Faire communauté dans les villes de la péninsule ibérique


Alexandre Giunta

Résumés

Ce projet s’intéresse à la place des minorités et aux relations entre les différentes communautés confessionnelles dans les villes de la péninsule ibérique aux XIe-XIIe siècles. En effet, au lendemain de la conquête, les souverains chrétiens hispaniques mettent en place un nouveau pouvoir dans les villes nouvellement acquises : un des enjeux majeurs reste la gestion de la diversité confessionnelle liée à la présence de communautés musulmanes et juives à l’image de Tolède en 1085 ou de Saragosse en 1118. Il s’agit également de poser un regard sur le dynamisme de ces villes et de leur aptitude à s’organiser en communauté politique capable de négocier avec la monarchie.
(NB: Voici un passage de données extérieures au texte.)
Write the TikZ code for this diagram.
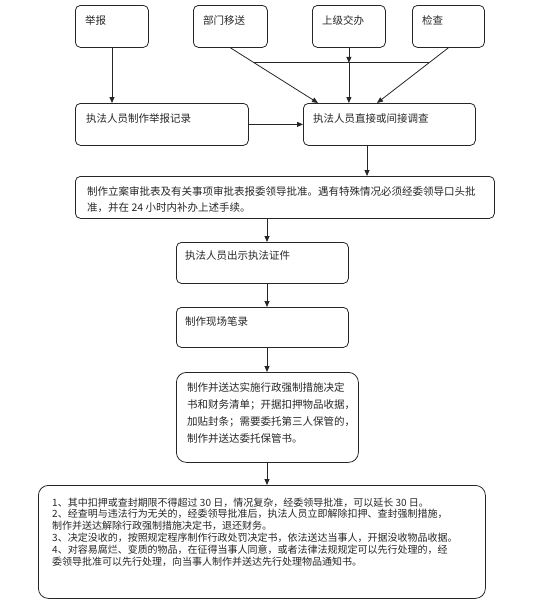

This project looks at the place of minorities and relations between different religious communities in the towns of the Iberian Peninsula in the 11th-12th centuries. In the aftermath of the conquest, the Hispanic Christian sovereigns had to administer and govern the newly-acquired cities: one of the major challenges was managing the religious diversity associated with the presence of Muslim and Jewish communities, as in Toledo in 1085 and Zaragoza in 1118. We also need to look at the dynamism of these towns and their ability to organise themselves into a political community capable of negotiating with the monarchy.


Présentation du projet

Tout en restant attaché aux territoires de la frontière dans la péninsule Ibérique, ce projet cherche à étudier les rapports entre les différentes communautés confessionnelles dans les espaces urbains aux XIe-XIIe siècles. Au lendemain de la conquête, les souverains chrétiens hispaniques doivent peupler, administrer et gouverner les villes nouvellement acquises à l’image de Saragosse en 1118. L’entreprise de peuplement porte en soi des problèmes d’ordre politique, mais aussi d’ordre social, économique et religieux dans la mesure où il s’agit de savoir ce qu’il doit advenir des populations autochtones : les musulmans, les juifs et les mozarabes. Cela induit des questionnements liés aux statuts de ces différentes communautés confessionnelles, à leurs activités quotidiennes dans une ville nouvellement chrétienne mais aussi sur les rapports qu’elles entretiennent avec le pouvoir royal.

Une telle entreprise n’est pas dénuée de difficultés, principalement liées aux silences documentaires. Devant les faibles allusions aux communautés juives et musulmanes dans les chroniques et les récits littéraires médiévaux, les historiens se sont appuyés sur les actes diplomatiques. Deux types de chartes ont survécu en quantité substantielle pendant cette période : d’une part, les fueros et les chartes de franchise ; d’autre part, les collections d’échanges et de ventes de propriétés « privées ». Les archives ecclésiastiques de la ville de Tudèle contiennent ainsi environ une trentaine de chartes dans lesquelles des membres des communautés musulmanes et juives participent à des échanges et des concessions de terres depuis la conquête chrétienne jusqu’en 1225.

Le dépouillement des actes de la pratique à l’aide de l’anthroponymie – tout en tenant compte des incertitudes liées à cet outil – permettra de réaliser un référencement de ces groupes pour mieux appréhender leurs rapports, leurs activités et leurs comportements dans la ville. Les donations, les testaments, les achats, les ventes et les privilèges accordés par les souverains offrent des éléments réels et concrets sur leur réseau familial, leur degré d’intégration et leur vie quotidienne dans la société des XIe-XIIe siècles. Le projet prévoit en outre la construction d’une base numérique de données pour mieux mettre en valeur les résultats dans une perspective plus globale. Les informations recueillies et analysées à travers un système d’information géographique permettront également de mesurer la façon dont est occupée et organisée la ville : à titre d’exemple, le Rabad al-Ifrang, le quartier ou arrabal des francos de la ville de Tolède conquise en 1085 rassemble progressivement une majorité de marchands et d’artisans venus du nord des Pyrénées et nommés francos par l’historiographie et les sources.

Par ailleurs, il semblerait que les chartes de franchises octroyées par les monarques hispaniques dès la seconde moitié du XIe siècle comme le fuero de Jaca soient similaires à celles accordées par le comte Roger de Hauteville en Italie du Sud à la fin du XIe siècle ou à celles établies en Pologne au XIIe siècle pour accueillir des colons germaniques. Une approche comparative de ce modèle à l’échelle de l’Occident chrétien pourrait dès lors apporter des indications sur l’évolution de la ville en tant qu’entité structurant le territoire et sur les rapports entre les différentes communautés urbaines.